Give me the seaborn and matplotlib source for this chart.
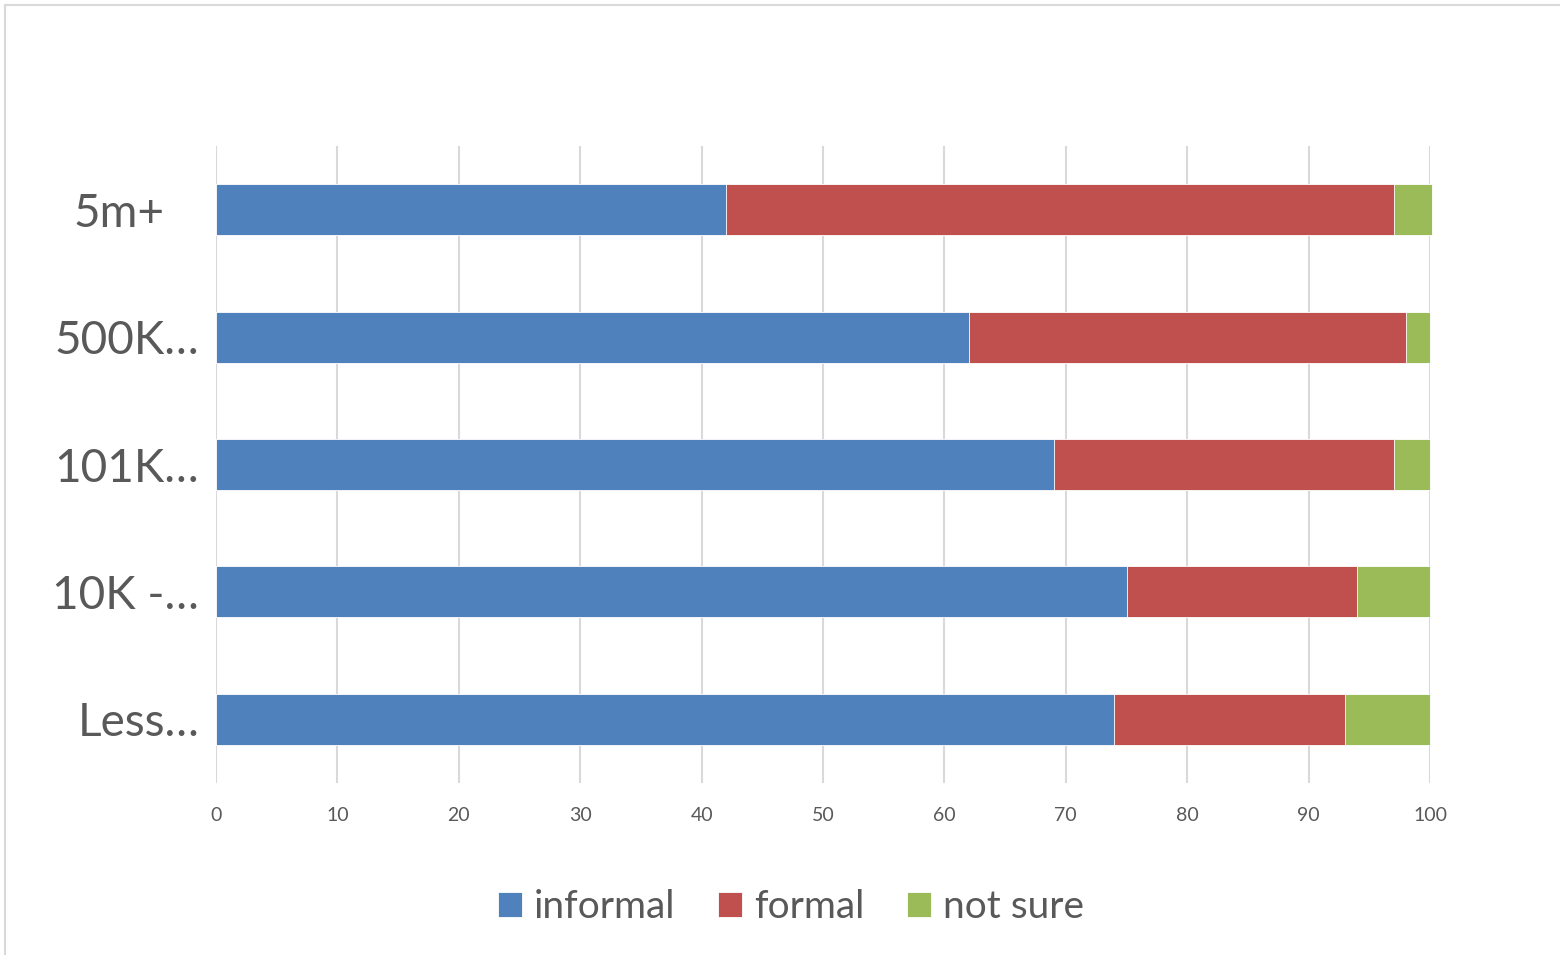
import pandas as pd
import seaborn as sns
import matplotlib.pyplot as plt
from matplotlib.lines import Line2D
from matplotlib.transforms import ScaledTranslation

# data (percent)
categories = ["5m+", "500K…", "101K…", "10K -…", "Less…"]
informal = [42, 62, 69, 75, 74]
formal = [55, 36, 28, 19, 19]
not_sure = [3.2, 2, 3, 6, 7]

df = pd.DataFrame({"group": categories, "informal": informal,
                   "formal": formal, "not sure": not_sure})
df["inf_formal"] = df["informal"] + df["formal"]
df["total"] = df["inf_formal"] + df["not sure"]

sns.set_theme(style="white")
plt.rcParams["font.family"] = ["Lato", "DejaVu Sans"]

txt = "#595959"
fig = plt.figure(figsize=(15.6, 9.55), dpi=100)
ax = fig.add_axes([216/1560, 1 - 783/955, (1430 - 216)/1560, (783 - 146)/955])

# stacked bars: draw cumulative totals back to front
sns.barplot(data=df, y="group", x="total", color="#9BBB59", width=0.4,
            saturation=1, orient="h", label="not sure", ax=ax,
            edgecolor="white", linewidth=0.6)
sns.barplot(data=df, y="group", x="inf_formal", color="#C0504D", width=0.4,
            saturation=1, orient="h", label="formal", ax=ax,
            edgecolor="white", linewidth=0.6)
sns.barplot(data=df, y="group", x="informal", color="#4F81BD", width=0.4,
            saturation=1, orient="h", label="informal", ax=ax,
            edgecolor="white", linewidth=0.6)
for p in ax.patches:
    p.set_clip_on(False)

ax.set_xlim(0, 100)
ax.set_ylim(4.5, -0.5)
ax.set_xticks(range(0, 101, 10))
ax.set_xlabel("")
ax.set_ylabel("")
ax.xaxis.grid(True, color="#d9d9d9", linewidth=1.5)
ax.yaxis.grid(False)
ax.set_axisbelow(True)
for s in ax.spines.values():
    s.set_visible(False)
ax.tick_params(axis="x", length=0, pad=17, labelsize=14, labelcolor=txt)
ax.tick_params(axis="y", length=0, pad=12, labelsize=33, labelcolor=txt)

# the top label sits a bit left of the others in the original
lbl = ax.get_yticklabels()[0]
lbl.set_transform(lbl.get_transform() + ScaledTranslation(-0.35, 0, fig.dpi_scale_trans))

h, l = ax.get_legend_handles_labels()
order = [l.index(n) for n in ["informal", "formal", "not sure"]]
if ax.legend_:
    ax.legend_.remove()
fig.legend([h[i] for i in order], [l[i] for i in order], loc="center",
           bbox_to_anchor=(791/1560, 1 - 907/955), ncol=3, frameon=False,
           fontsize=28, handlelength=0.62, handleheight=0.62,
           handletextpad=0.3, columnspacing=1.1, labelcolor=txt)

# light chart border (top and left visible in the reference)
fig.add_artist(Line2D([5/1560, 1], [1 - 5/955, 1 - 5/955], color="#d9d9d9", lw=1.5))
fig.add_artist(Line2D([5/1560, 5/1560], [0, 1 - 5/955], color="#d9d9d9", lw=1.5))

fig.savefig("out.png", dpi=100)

* * * * * * *

• _Written exercise_: Write out an exact copy of the listing, first line through the line containing "p.set_clip_on(False)", with the pictures left out.

• _Output_:
Give me the seaborn and matplotlib source for this chart.
import pandas as pd
import seaborn as sns
import matplotlib.pyplot as plt
from matplotlib.lines import Line2D
from matplotlib.transforms import ScaledTranslation

# data (percent)
categories = ["5m+", "500K…", "101K…", "10K -…", "Less…"]
informal = [42, 62, 69, 75, 74]
formal = [55, 36, 28, 19, 19]
not_sure = [3.2, 2, 3, 6, 7]

df = pd.DataFrame({"group": categories, "informal": informal,
                   "formal": formal, "not sure": not_sure})
df["inf_formal"] = df["informal"] + df["formal"]
df["total"] = df["inf_formal"] + df["not sure"]

sns.set_theme(style="white")
plt.rcParams["font.family"] = ["Lato", "DejaVu Sans"]

txt = "#595959"
fig = plt.figure(figsize=(15.6, 9.55), dpi=100)
ax = fig.add_axes([216/1560, 1 - 783/955, (1430 - 216)/1560, (783 - 146)/955])

# stacked bars: draw cumulative totals back to front
sns.barplot(data=df, y="group", x="total", color="#9BBB59", width=0.4,
            saturation=1, orient="h", label="not sure", ax=ax,
            edgecolor="white", linewidth=0.6)
sns.barplot(data=df, y="group", x="inf_formal", color="#C0504D", width=0.4,
            saturation=1, orient="h", label="formal", ax=ax,
            edgecolor="white", linewidth=0.6)
sns.barplot(data=df, y="group", x="informal", color="#4F81BD", width=0.4,
            saturation=1, orient="h", label="informal", ax=ax,
            edgecolor="white", linewidth=0.6)
for p in ax.patches:
    p.set_clip_on(False)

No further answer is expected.